▶ _Aim of the exercise_
Reproduce nothing but the lines from the start of the material through the line that includes "BLUE = '#27a9e1'", both ends included, and omit every picture.

▶ _Provided material_
* * *
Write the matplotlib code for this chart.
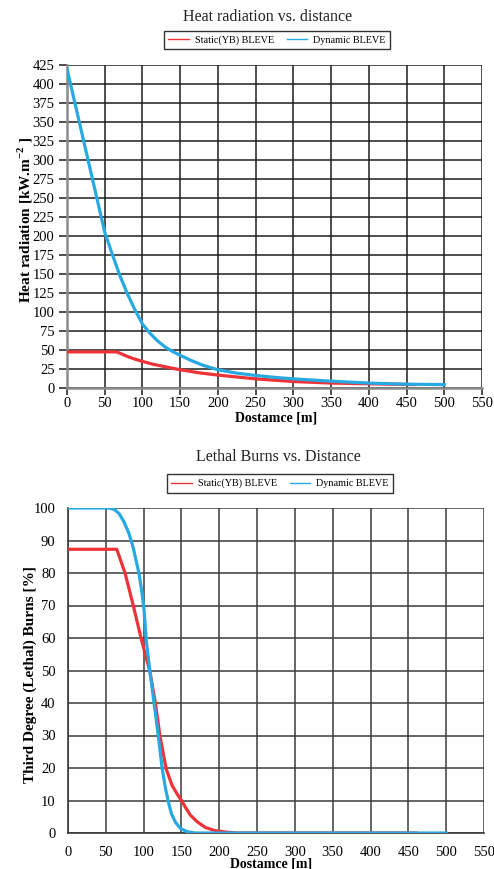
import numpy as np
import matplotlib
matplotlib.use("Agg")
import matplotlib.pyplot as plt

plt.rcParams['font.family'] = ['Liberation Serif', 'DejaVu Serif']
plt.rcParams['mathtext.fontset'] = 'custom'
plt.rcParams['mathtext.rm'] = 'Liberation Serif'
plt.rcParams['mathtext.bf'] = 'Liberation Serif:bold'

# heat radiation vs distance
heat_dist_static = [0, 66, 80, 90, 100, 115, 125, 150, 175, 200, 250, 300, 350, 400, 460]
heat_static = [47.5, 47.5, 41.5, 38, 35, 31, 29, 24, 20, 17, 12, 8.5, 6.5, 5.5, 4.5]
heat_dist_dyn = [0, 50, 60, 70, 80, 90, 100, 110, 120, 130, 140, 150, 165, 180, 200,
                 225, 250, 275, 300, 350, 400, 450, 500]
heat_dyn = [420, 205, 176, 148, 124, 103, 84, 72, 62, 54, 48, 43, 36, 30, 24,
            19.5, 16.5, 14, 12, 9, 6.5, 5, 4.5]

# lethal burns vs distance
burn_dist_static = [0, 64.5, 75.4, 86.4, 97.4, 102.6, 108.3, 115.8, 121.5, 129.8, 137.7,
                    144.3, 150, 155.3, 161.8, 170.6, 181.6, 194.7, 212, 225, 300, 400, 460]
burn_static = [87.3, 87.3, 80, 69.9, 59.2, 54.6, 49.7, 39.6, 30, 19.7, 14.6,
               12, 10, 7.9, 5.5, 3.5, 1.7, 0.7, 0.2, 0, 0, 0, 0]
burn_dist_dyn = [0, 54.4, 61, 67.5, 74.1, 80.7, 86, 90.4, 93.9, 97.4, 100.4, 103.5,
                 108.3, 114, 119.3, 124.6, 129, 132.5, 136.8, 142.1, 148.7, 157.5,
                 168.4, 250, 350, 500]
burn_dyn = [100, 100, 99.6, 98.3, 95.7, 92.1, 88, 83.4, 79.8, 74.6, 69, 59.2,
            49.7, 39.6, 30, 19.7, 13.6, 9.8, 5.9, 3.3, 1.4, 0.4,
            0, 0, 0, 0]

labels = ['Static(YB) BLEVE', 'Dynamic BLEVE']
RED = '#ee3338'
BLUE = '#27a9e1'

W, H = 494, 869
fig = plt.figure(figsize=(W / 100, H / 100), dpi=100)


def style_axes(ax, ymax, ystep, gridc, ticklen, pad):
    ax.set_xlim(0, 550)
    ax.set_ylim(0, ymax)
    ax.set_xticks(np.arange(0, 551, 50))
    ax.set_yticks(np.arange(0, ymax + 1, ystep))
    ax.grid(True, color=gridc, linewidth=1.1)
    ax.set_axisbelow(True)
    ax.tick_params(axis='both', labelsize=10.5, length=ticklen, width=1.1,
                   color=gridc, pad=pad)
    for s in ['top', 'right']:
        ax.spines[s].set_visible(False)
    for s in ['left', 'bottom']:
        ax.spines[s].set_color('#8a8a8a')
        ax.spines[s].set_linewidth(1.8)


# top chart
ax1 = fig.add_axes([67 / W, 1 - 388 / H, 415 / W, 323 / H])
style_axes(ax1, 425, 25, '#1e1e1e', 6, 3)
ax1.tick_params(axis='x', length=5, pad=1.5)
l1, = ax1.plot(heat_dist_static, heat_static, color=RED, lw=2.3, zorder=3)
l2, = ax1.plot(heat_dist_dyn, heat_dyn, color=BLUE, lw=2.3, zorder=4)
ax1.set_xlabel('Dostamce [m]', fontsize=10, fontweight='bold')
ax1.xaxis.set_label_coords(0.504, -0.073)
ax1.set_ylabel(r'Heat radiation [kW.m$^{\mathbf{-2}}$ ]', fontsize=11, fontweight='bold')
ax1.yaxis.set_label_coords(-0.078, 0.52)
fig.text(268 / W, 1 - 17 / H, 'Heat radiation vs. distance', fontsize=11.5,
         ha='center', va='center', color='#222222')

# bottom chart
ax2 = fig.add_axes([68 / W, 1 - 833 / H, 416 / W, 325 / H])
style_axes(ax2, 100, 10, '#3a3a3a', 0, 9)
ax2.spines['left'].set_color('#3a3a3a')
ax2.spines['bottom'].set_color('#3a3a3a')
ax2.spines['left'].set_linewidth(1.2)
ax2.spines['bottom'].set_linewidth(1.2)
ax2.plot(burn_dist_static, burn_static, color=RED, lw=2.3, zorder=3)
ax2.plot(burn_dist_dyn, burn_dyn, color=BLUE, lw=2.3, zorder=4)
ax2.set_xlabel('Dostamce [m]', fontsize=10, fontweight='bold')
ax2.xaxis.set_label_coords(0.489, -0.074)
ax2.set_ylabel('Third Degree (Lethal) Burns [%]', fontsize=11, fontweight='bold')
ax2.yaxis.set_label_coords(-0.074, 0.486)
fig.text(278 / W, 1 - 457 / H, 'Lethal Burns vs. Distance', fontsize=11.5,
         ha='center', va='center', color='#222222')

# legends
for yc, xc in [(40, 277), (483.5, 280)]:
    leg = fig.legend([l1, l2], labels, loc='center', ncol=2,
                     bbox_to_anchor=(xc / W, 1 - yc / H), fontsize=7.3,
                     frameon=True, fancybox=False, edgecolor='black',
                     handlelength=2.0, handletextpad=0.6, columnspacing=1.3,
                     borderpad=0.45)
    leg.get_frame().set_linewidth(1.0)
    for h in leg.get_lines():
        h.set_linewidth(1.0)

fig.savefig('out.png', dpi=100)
* * *
▶ _Task response_
Write the matplotlib code for this chart.
import numpy as np
import matplotlib
matplotlib.use("Agg")
import matplotlib.pyplot as plt

plt.rcParams['font.family'] = ['Liberation Serif', 'DejaVu Serif']
plt.rcParams['mathtext.fontset'] = 'custom'
plt.rcParams['mathtext.rm'] = 'Liberation Serif'
plt.rcParams['mathtext.bf'] = 'Liberation Serif:bold'

# heat radiation vs distance
heat_dist_static = [0, 66, 80, 90, 100, 115, 125, 150, 175, 200, 250, 300, 350, 400, 460]
heat_static = [47.5, 47.5, 41.5, 38, 35, 31, 29, 24, 20, 17, 12, 8.5, 6.5, 5.5, 4.5]
heat_dist_dyn = [0, 50, 60, 70, 80, 90, 100, 110, 120, 130, 140, 150, 165, 180, 200,
                 225, 250, 275, 300, 350, 400, 450, 500]
heat_dyn = [420, 205, 176, 148, 124, 103, 84, 72, 62, 54, 48, 43, 36, 30, 24,
            19.5, 16.5, 14, 12, 9, 6.5, 5, 4.5]

# lethal burns vs distance
burn_dist_static = [0, 64.5, 75.4, 86.4, 97.4, 102.6, 108.3, 115.8, 121.5, 129.8, 137.7,
                    144.3, 150, 155.3, 161.8, 170.6, 181.6, 194.7, 212, 225, 300, 400, 460]
burn_static = [87.3, 87.3, 80, 69.9, 59.2, 54.6, 49.7, 39.6, 30, 19.7, 14.6,
               12, 10, 7.9, 5.5, 3.5, 1.7, 0.7, 0.2, 0, 0, 0, 0]
burn_dist_dyn = [0, 54.4, 61, 67.5, 74.1, 80.7, 86, 90.4, 93.9, 97.4, 100.4, 103.5,
                 108.3, 114, 119.3, 124.6, 129, 132.5, 136.8, 142.1, 148.7, 157.5,
                 168.4, 250, 350, 500]
burn_dyn = [100, 100, 99.6, 98.3, 95.7, 92.1, 88, 83.4, 79.8, 74.6, 69, 59.2,
            49.7, 39.6, 30, 19.7, 13.6, 9.8, 5.9, 3.3, 1.4, 0.4,
            0, 0, 0, 0]

labels = ['Static(YB) BLEVE', 'Dynamic BLEVE']
RED = '#ee3338'
BLUE = '#27a9e1'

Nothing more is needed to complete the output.